Fans are tailgating in big numbers for professional and college football games nationwide. The tailgating rituals draw many fans who love the party scene but can't afford tickets to the game. Others will be "homegating" in their living rooms.

According to the Weber Tailgating Study, compiled by the grill maker, one in eight American adults has tailgated at least three times during the past 12 months. College football games are actually the most popular parking-lot party setting, followed by the NFL, according to the Tailgate Times, an online recipe and shopping site.

To be sure, more retailers have taken notice and are getting their merchandising game on with expanded lines of elaborate and sometimes costly gadgets.

Consider the Party-A-Cargo, a combination sound system and beer keg that attaches to your tow hitch and retails for about $3,000.

Or check out the $400 Margaritaville Tailgating Grill, a full-size gas grill with a heavy steel arm that locks to the rear of your vehicle.

Need a portable party blender? A gas-powered version sells for $270. And there's a $38 drink blender that uses your cordless power drill.

Even in these tough economic times, many fans still go the extra yard with lavish pregame spreads and all the decorations. Detailed sales figures are hard to find because they often include picnics and home parties. But according to the Tailgate Times, the amount spent on food and beverages for tailgating and picnics runs into the tens of billions of dollars. Some $115 million more is spent on sports-licensed housewares and games, and $375 million covers sports-licensed paper goods.

And if fans need fresh ideas on how to liven up the pregame fun, Home Depot sells magazines about tailgating, and websites galore devoted strictly to this subculture offer recipes for meats, vegetables, sauces and drinks.

What's hot this season? Football-shaped doughnuts, football-shaped cooking pans, football-shaped serving dishes and football-shaped soft drink bottles.

Retail experts say the tailgating trend is growing so much it's even becoming another selling season for some stores, just like Christmas and Halloween.
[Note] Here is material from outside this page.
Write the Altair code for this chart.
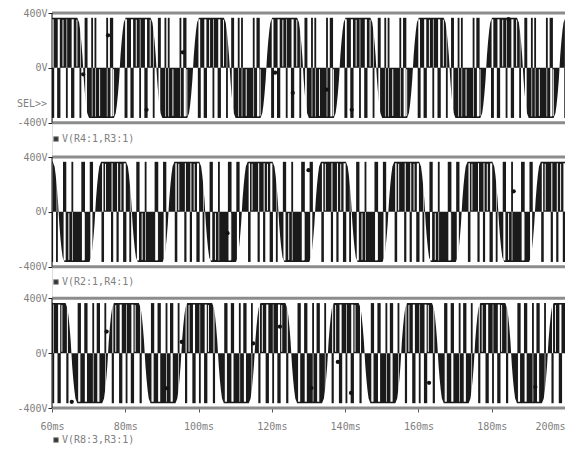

Take the Walmart Supercenter in Blue Ridge Crossing, Mo., less than five miles from Arrowhead Stadium. Before the season opener, it stocked its main aisles with tailgating goodies - hot dog and hamburger buns, condiments, cases of soft drinks with tailgating logos. The displays led customers to side aisles with folding chairs and grills, and then to the meat department.
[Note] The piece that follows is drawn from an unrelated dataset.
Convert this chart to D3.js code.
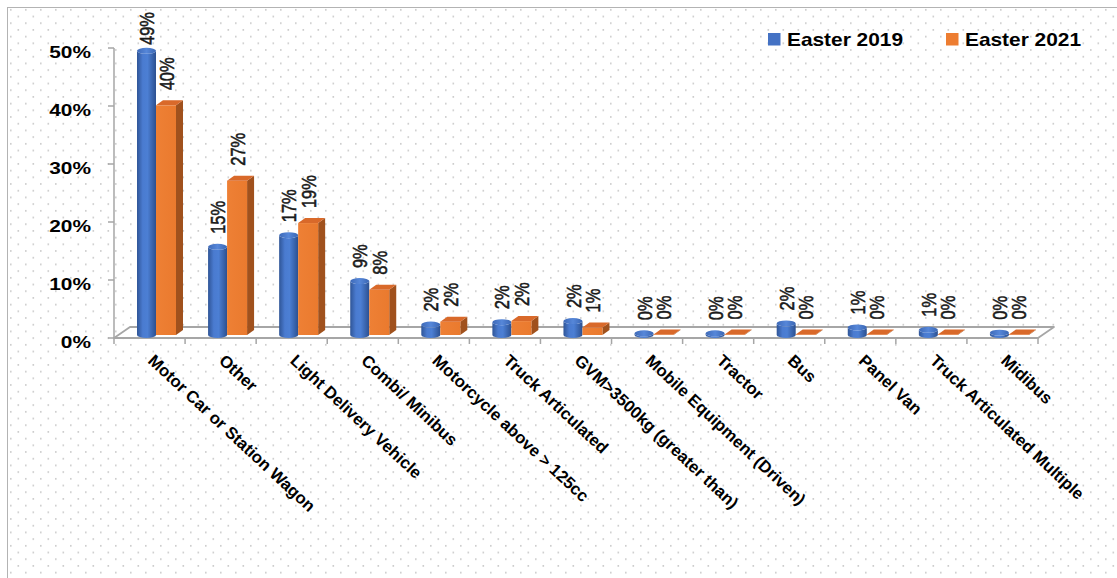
<!DOCTYPE html>
<html><head><meta charset="utf-8">
<script src="https://cdn.jsdelivr.net/npm/d3@7"></script>
<style>body{margin:0;background:#fff;overflow:hidden}</style>
</head><body><svg id="c" width="1117" height="578"></svg>
<script>
const categories = ["Motor Car or Station Wagon","Other","Light Delivery Vehicle","Combi/ Minibus","Motorcycle above > 125cc","Truck Articulated","GVM>3500kg (greater than)","Mobile Equipment (Driven)","Tractor","Bus","Panel Van","Truck Articulated Multiple","Midibus"];
const easter2019 = [49.0,15.2,17.2,9.3,1.8,2.2,2.4,0.3,0.3,2.0,1.3,0.9,0.4];
const easter2021 = [39.6,26.6,19.3,7.8,2.3,2.4,1.3,0.1,0.1,0.1,0.1,0.1,0.1];
const yTicks = [0,10,20,30,40,50];
const seriesNames = ["Easter 2019","Easter 2021"];

const FONT = "'Liberation Sans', Arial, sans-serif";
const svg = d3.select("#c");
const defs = svg.append("defs");

// dotted background pattern
const pat = defs.append("pattern").attr("id","dots").attr("patternUnits","userSpaceOnUse")
  .attr("width",15).attr("height",13.4).attr("x",7).attr("y",7);
pat.append("rect").attr("x",3).attr("y",2).attr("width",1.6).attr("height",1.6).attr("fill","#c8c8c8");
pat.append("rect").attr("x",10.5).attr("y",8.7).attr("width",1.6).attr("height",1.6).attr("fill","#c8c8c8");

// gradients
const gBlue = defs.append("linearGradient").attr("id","gBlue").attr("x1",0).attr("x2",1).attr("y1",0).attr("y2",0);
[[0,"#2f5597"],[0.3,"#4a7bd0"],[0.55,"#4c7fd4"],[1,"#2c5090"]].forEach(s=>gBlue.append("stop").attr("offset",s[0]).attr("stop-color",s[1]));
const gTop = defs.append("linearGradient").attr("id","gTop").attr("x1",0).attr("x2",1).attr("y1",0).attr("y2",0);
[[0,"#3d69b8"],[0.5,"#5687d9"],[1,"#3a66b3"]].forEach(s=>gTop.append("stop").attr("offset",s[0]).attr("stop-color",s[1]));
const gOr = defs.append("linearGradient").attr("id","gOr").attr("x1",0).attr("x2",1).attr("y1",0).attr("y2",0);
[[0,"#ee8035"],[1,"#ea7a2e"]].forEach(s=>gOr.append("stop").attr("offset",s[0]).attr("stop-color",s[1]));

svg.append("rect").attr("x",7).attr("y",7).attr("width",1110).attr("height",571).attr("fill","#fff");
svg.append("rect").attr("x",7).attr("y",7).attr("width",1110).attr("height",571).attr("fill","url(#dots)");
svg.append("line").attr("x1",7).attr("y1",7.5).attr("x2",1117).attr("y2",7.5).attr("stroke","#b3b3b3");
svg.append("line").attr("x1",7.5).attr("y1",7).attr("x2",7.5).attr("y2",578).attr("stroke","#b3b3b3");

// scales
const x = d3.scaleBand().domain(categories).range([114,1038]).padding(0);
const y = d3.scaleLinear().domain([0,50]).range([338,48]);
const DX = 16, DY = 11;       // floor depth
const baseY = 335;            // bars sit slightly back in depth
const barTop = v => y(v) - (338 - baseY);

// floor
const axisColor = "#a6a6a6";
svg.append("path")
  .attr("d",`M${x.range()[0]},${y(0)} L${x.range()[1]},${y(0)} L${x.range()[1]+DX},${y(0)-DY} L${x.range()[0]+DX},${y(0)-DY} Z`)
  .attr("fill","#fff").attr("stroke",axisColor).attr("stroke-width",1.8).attr("stroke-linejoin","round");

// y axis
svg.append("line").attr("x1",114).attr("x2",114).attr("y1",y(0)).attr("y2",y(50)).attr("stroke",axisColor).attr("stroke-width",1.5);
const yt = svg.append("g");
yTicks.forEach(t=>{
  yt.append("line").attr("x1",108).attr("x2",114).attr("y1",y(t)).attr("y2",y(t)).attr("stroke",axisColor).attr("stroke-width",1.5);
  yt.append("text").attr("transform",`translate(91,${y(t)+10}) scale(1.28,1)`)
    .attr("text-anchor","end").attr("font-family",FONT).attr("font-weight","bold").attr("font-size",16.3)
    .attr("fill","#000").text(t+"%");
});

// x ticks
d3.range(categories.length+1).forEach(i=>{
  const xx = 114 + i*x.bandwidth();
  svg.append("line").attr("x1",xx).attr("x2",xx).attr("y1",y(0)).attr("y2",y(0)+6).attr("stroke",axisColor).attr("stroke-width",1.5);
});

// bars
const BW = 19, OW = 20, SD = 7, SH = 5, RY = 3;
const bars = svg.append("g");
const labels = svg.append("g");
function addLabel(cx, bottom, v){
  const t = labels.append("text").attr("font-family",FONT).attr("font-size",16.5).attr("fill","#1a1a1a")
    .attr("stroke","#1a1a1a").attr("stroke-width",0.45)
    .attr("text-anchor","start").attr("dy","0.36em").text(Math.round(v)+"%");
  const len = t.node().getComputedTextLength();
  const yy = Math.max(bottom, 12 + len);
  t.attr("transform",`translate(${cx},${yy}) rotate(-90) scale(1,1.27)`);
}
categories.forEach((c,i)=>{
  const left = x(c);
  // blue cylinder
  const bx = left + 23, bt = barTop(easter2019[i]), bb = baseY, rx = BW/2;
  bars.append("path")
    .attr("d",`M${bx},${bt} L${bx},${bb} A${rx},${RY} 0 0 0 ${bx+BW},${bb} L${bx+BW},${bt} A${rx},${RY} 0 0 1 ${bx},${bt} Z`)
    .attr("fill","url(#gBlue)");
  bars.append("ellipse").attr("cx",bx+rx).attr("cy",bt).attr("rx",rx).attr("ry",RY).attr("fill","url(#gTop)");
  addLabel(bx+rx, bt-RY-10, easter2019[i]);
  // orange box
  const ox = bx + BW, ot = barTop(easter2021[i]);
  bars.append("path").attr("d",`M${ox+OW},${ot} L${ox+OW+SD},${ot-SH} L${ox+OW+SD},${bb-SH} L${ox+OW},${bb} Z`).attr("fill","#a0511d");
  bars.append("rect").attr("x",ox).attr("y",ot).attr("width",OW).attr("height",Math.max(0,bb-ot)).attr("fill","url(#gOr)");
  bars.append("path").attr("d",`M${ox},${ot} L${ox+SD},${ot-SH} L${ox+OW+SD},${ot-SH} L${ox+OW},${ot} Z`).attr("fill","#d9692a");
  addLabel(ox+OW/2, ot-SH-10, easter2021[i]);
});

// category labels
const cl = svg.append("g");
categories.forEach(c=>{
  cl.append("text").attr("transform",`translate(${x(c)+x.bandwidth()/2-2.5},362) rotate(43)`)
    .attr("font-family",FONT).attr("font-weight","bold").attr("font-size",16.7).attr("fill","#000").text(c);
});

// legend
const colors = ["#4472c4","#ed7d31"];
const lx = [768, 946];
seriesNames.forEach((s,i)=>{
  svg.append("rect").attr("x",lx[i]).attr("y",33).attr("width",12.5).attr("height",12.5).attr("fill",colors[i]);
  svg.append("text").attr("x",lx[i]+19).attr("y",46).attr("font-family",FONT).attr("font-weight","bold")
    .attr("font-size",18.5).attr("textLength",116).attr("lengthAdjust","spacingAndGlyphs").attr("fill","#000").text(s);
});
</script></body></html>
And the store's seasonal department? Walmart has that stocked with everything from coolers to caps to potato chips.

When the local team is on a winning streak, so are the local retailers.

And although football season typically means more pizza promotions, fine-dining restaurants have new promotions in play.

Along with four new HD TVs, football bar menus often include "Tail Gate Platters" with shrimp, oysters, sushi, Buffalo-style wings and shrimp and game day beverages.

"Restaurants often try to tie into the event of the moment, but when football season comes along, they seem to really ramp up their promotions - sometimes for months," said Aaron Jourden, associate editor with Technomic Inc., a leading food-service consulting company.

"With the recession and 'staycations,' people are pinching their pennies. So a lot of chains are saying, 'If you are going to have your tailgating party at home, let us help.'"

Ingredients:

•1/3 cup canola or vegetable oil

•4 cloves garlic, finely chopped

•1/4 cup white vinegar

•Salt and ground black pepper

•1 pound jumbo shrimp, shells removed, tails on

•10 ounces Frank's Red Hot cayenne-pepper sauce

•1/2 cup (1 stick) butter

Directions:

In large bowl, whisk together oil, garlic and vinegar. Season with salt and pepper. Add shrimp, toss well to coat, then cover and refrigerate for 30 minutes. Toward the end of the 30 minutes, heat the grill to medium-high. In a medium saucepan over medium heat, combine pepper sauce and butter. Heat until butter is melted and mixture is at a slow simmer. Reduce heat to low. Remove shrimp from marinade and grill 2 minutes per side, or until just pink and firm. In large bowl, toss shrimp with pepper-sauce mix. Serve immediately.